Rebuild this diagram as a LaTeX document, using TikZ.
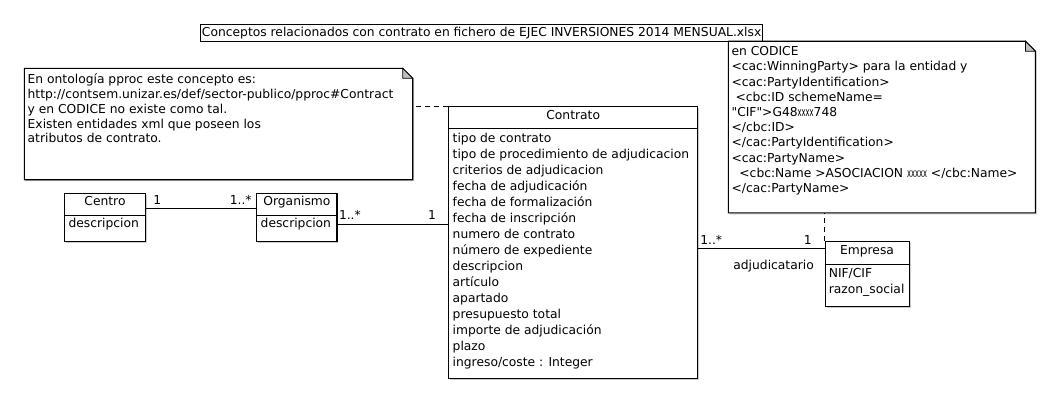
\documentclass[tikz,border=0pt]{standalone}
\usepackage{fontspec}
\setmainfont{DejaVu Sans}
\usetikzlibrary{calc,shadows}

\tikzset{
 caja/.style={draw, line width=1.1pt, fill=white, inner sep=0pt, anchor=north west,
  drop shadow={shadow xshift=1.5pt, shadow yshift=-1.5pt, fill=black!40}},
 texto/.style={inner sep=0pt, font=\fontsize{12.3}{15}\selectfont},
 enlace/.style={line width=0.9pt},
 discontinua/.style={line width=0.9pt, dash pattern=on 5pt off 4pt},
 doblez/.style={fill=black!25, line width=0.8pt},
}

\newcommand{\clase}[7]{% nombre, x, y, ancho, alto, alto cabecera, titulo
\node[caja, minimum width=#4pt, minimum height=#5pt] (#1) at (#2,#3) {};
\draw[line width=1.1pt] ($(#1.north west)+(0,#6)$) -- ($(#1.north east)+(0,#6)$);
\node[texto, anchor=base] (#1-titulo) at ($(#1.north)+(0,13)$) {#7};
}
\newcommand{\nota}[5]{% nombre, x, y, ancho, alto
\node[anchor=north west, minimum width=#4pt, minimum height=#5pt, inner sep=0pt] (#1) at (#2,#3) {};
\fill[black!20] ($(#1.north west)+(1.5,1.5)$) -- ($(#1.north east)+(-8.5,1.5)$) -- ($(#1.north east)+(1.5,11.5)$)
 -- ($(#1.south east)+(1.5,1.5)$) -- ($(#1.south west)+(1.5,1.5)$) -- cycle;
\filldraw[fill=white, line width=1.1pt] (#1.north west) -- ($(#1.north east)+(-10,0)$) -- ($(#1.north east)+(0,10)$)
 -- (#1.south east) -- (#1.south west) -- cycle;
\filldraw[doblez] ($(#1.north east)+(-10,0)$) -- ($(#1.north east)+(-10,10)$) -- ($(#1.north east)+(0,10)$) -- cycle;
}
\newcommand{\lineas}[5]{% nombre, x, y primera linea, paso, lineas
\foreach \l [count=\i from 0] in {#5}
 \node[texto, anchor=base west] (#1-\i) at (#2,#3+#4*\i) {\l};
}
\newcommand{\equis}[1]{\scalebox{0.55}[1]{#1}}% xxxx estrechas

\begin{document}
\begin{tikzpicture}[x=1pt,y=-1pt]
\useasboundingbox (0,0) rectangle (1059,400);

\node[draw, line width=0.9pt, anchor=west, minimum height=16.5pt, inner xsep=1.5pt, inner ysep=0pt,
 font=\fontsize{12.3}{15}\selectfont] (titulo) at (200,32.8)
 {Conceptos relacionados con contrato en fichero de EJEC INVERSIONES 2014 MENSUAL.xlsx};

% notas
\nota{nota1}{24.3}{68.3}{388}{111}
\lineas{nota1t}{27.5}{83.3}{14.9}{En ontología pproc este concepto es:,
 http://contsem.unizar.es/def/sector-publico/pproc\#Contract,
 y en CODICE no existe como tal.,
 Existen entidades xml que poseen los,
 atributos de contrato.}

\nota{nota2}{728.4}{41.2}{306.6}{171.3}
\lineas{nota2t}{731.4}{55.7}{15.2}{en CODICE,
 <cac:WinningParty> para la entidad y,
 <cac:PartyIdentification>,
 \ <cbc:ID schemeName=,
 \textquotedbl{}CIF\textquotedbl{}>G48\equis{xxxx}748,
 </cbc:ID>,
 </cac:PartyIdentification>,
 <cac:PartyName>,
 \ \ <cbc:Name >ASOCIACION \equis{xxxxx} </cbc:Name>,
 </cac:PartyName>}

% clases
\clase{centro}{64.2}{192.5}{80.5}{48.7}{23}{Centro}
\lineas{centro-a}{68.3}{227.8}{16}{descripcion}

\clase{organismo}{256.3}{192.5}{80.1}{48.7}{23}{Organismo}
\lineas{organismo-a}{260.5}{227.8}{16}{descripcion}

\clase{contrato}{448.3}{106.2}{248.7}{272}{22.6}{Contrato}
\lineas{contrato-a}{452.5}{142.7}{16}{tipo de contrato,
 tipo de procedimiento de adjudicacion,
 criterios de adjudicacion,
 fecha de adjudicación,
 fecha de formalización,
 fecha de inscripción,
 numero de contrato,
 número de expediente,
 descripcion,
 artículo,
 apartado,
 presupuesto total,
 importe de adjudicación,
 plazo,
 ingreso/coste : Integer}

\clase{empresa}{824.5}{241.2}{84}{64.4}{22.9}{Empresa}
\lineas{empresa-a}{828.6}{277.6}{16}{NIF/CIF,razon\_social}

% relaciones
\draw[enlace] ($(centro.north east)+(0,16.2)$) coordinate (co) -- (co -| organismo.west);
\draw[enlace] ($(organismo.north east)+(0,32.1)$) coordinate (oc) -- (oc -| contrato.west);
\draw[enlace] ($(empresa.north west)+(0,7.7)$) coordinate (ce) -- (ce -| contrato.east);
\draw[discontinua] (contrato.north west) -- (contrato.north west -| nota1.east);
\draw[discontinua] (empresa.north west) -- (empresa.north west |- nota2.south);

\node[texto] (m1) at (157.2,199.6) {1};
\node[texto] (m2) at (240.7,199.6) {1..*};
\node[texto] (m3) at (349.9,215.2) {1..*};
\node[texto] (m4) at (432,215.2) {1};
\node[texto] (m5) at (711.2,239.8) {1..*};
\node[texto] (m6) at (807.7,239.8) {1};
\node[texto] (rol) at (773.6,265.8) {adjudicatario};
\end{tikzpicture}
\end{document}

Task instructions — Print out the whole of the material word for word, without pictures.

Exercise response —
Rebuild this diagram as a LaTeX document, using TikZ.
\documentclass[tikz,border=0pt]{standalone}
\usepackage{fontspec}
\setmainfont{DejaVu Sans}
\usetikzlibrary{calc,shadows}

\tikzset{
 caja/.style={draw, line width=1.1pt, fill=white, inner sep=0pt, anchor=north west,
  drop shadow={shadow xshift=1.5pt, shadow yshift=-1.5pt, fill=black!40}},
 texto/.style={inner sep=0pt, font=\fontsize{12.3}{15}\selectfont},
 enlace/.style={line width=0.9pt},
 discontinua/.style={line width=0.9pt, dash pattern=on 5pt off 4pt},
 doblez/.style={fill=black!25, line width=0.8pt},
}

\newcommand{\clase}[7]{% nombre, x, y, ancho, alto, alto cabecera, titulo
\node[caja, minimum width=#4pt, minimum height=#5pt] (#1) at (#2,#3) {};
\draw[line width=1.1pt] ($(#1.north west)+(0,#6)$) -- ($(#1.north east)+(0,#6)$);
\node[texto, anchor=base] (#1-titulo) at ($(#1.north)+(0,13)$) {#7};
}
\newcommand{\nota}[5]{% nombre, x, y, ancho, alto
\node[anchor=north west, minimum width=#4pt, minimum height=#5pt, inner sep=0pt] (#1) at (#2,#3) {};
\fill[black!20] ($(#1.north west)+(1.5,1.5)$) -- ($(#1.north east)+(-8.5,1.5)$) -- ($(#1.north east)+(1.5,11.5)$)
 -- ($(#1.south east)+(1.5,1.5)$) -- ($(#1.south west)+(1.5,1.5)$) -- cycle;
\filldraw[fill=white, line width=1.1pt] (#1.north west) -- ($(#1.north east)+(-10,0)$) -- ($(#1.north east)+(0,10)$)
 -- (#1.south east) -- (#1.south west) -- cycle;
\filldraw[doblez] ($(#1.north east)+(-10,0)$) -- ($(#1.north east)+(-10,10)$) -- ($(#1.north east)+(0,10)$) -- cycle;
}
\newcommand{\lineas}[5]{% nombre, x, y primera linea, paso, lineas
\foreach \l [count=\i from 0] in {#5}
 \node[texto, anchor=base west] (#1-\i) at (#2,#3+#4*\i) {\l};
}
\newcommand{\equis}[1]{\scalebox{0.55}[1]{#1}}% xxxx estrechas

\begin{document}
\begin{tikzpicture}[x=1pt,y=-1pt]
\useasboundingbox (0,0) rectangle (1059,400);

\node[draw, line width=0.9pt, anchor=west, minimum height=16.5pt, inner xsep=1.5pt, inner ysep=0pt,
 font=\fontsize{12.3}{15}\selectfont] (titulo) at (200,32.8)
 {Conceptos relacionados con contrato en fichero de EJEC INVERSIONES 2014 MENSUAL.xlsx};

% notas
\nota{nota1}{24.3}{68.3}{388}{111}
\lineas{nota1t}{27.5}{83.3}{14.9}{En ontología pproc este concepto es:,
 http://contsem.unizar.es/def/sector-publico/pproc\#Contract,
 y en CODICE no existe como tal.,
 Existen entidades xml que poseen los,
 atributos de contrato.}

\nota{nota2}{728.4}{41.2}{306.6}{171.3}
\lineas{nota2t}{731.4}{55.7}{15.2}{en CODICE,
 <cac:WinningParty> para la entidad y,
 <cac:PartyIdentification>,
 \ <cbc:ID schemeName=,
 \textquotedbl{}CIF\textquotedbl{}>G48\equis{xxxx}748,
 </cbc:ID>,
 </cac:PartyIdentification>,
 <cac:PartyName>,
 \ \ <cbc:Name >ASOCIACION \equis{xxxxx} </cbc:Name>,
 </cac:PartyName>}

% clases
\clase{centro}{64.2}{192.5}{80.5}{48.7}{23}{Centro}
\lineas{centro-a}{68.3}{227.8}{16}{descripcion}

\clase{organismo}{256.3}{192.5}{80.1}{48.7}{23}{Organismo}
\lineas{organismo-a}{260.5}{227.8}{16}{descripcion}

\clase{contrato}{448.3}{106.2}{248.7}{272}{22.6}{Contrato}
\lineas{contrato-a}{452.5}{142.7}{16}{tipo de contrato,
 tipo de procedimiento de adjudicacion,
 criterios de adjudicacion,
 fecha de adjudicación,
 fecha de formalización,
 fecha de inscripción,
 numero de contrato,
 número de expediente,
 descripcion,
 artículo,
 apartado,
 presupuesto total,
 importe de adjudicación,
 plazo,
 ingreso/coste : Integer}

\clase{empresa}{824.5}{241.2}{84}{64.4}{22.9}{Empresa}
\lineas{empresa-a}{828.6}{277.6}{16}{NIF/CIF,razon\_social}

% relaciones
\draw[enlace] ($(centro.north east)+(0,16.2)$) coordinate (co) -- (co -| organismo.west);
\draw[enlace] ($(organismo.north east)+(0,32.1)$) coordinate (oc) -- (oc -| contrato.west);
\draw[enlace] ($(empresa.north west)+(0,7.7)$) coordinate (ce) -- (ce -| contrato.east);
\draw[discontinua] (contrato.north west) -- (contrato.north west -| nota1.east);
\draw[discontinua] (empresa.north west) -- (empresa.north west |- nota2.south);

\node[texto] (m1) at (157.2,199.6) {1};
\node[texto] (m2) at (240.7,199.6) {1..*};
\node[texto] (m3) at (349.9,215.2) {1..*};
\node[texto] (m4) at (432,215.2) {1};
\node[texto] (m5) at (711.2,239.8) {1..*};
\node[texto] (m6) at (807.7,239.8) {1};
\node[texto] (rol) at (773.6,265.8) {adjudicatario};
\end{tikzpicture}
\end{document}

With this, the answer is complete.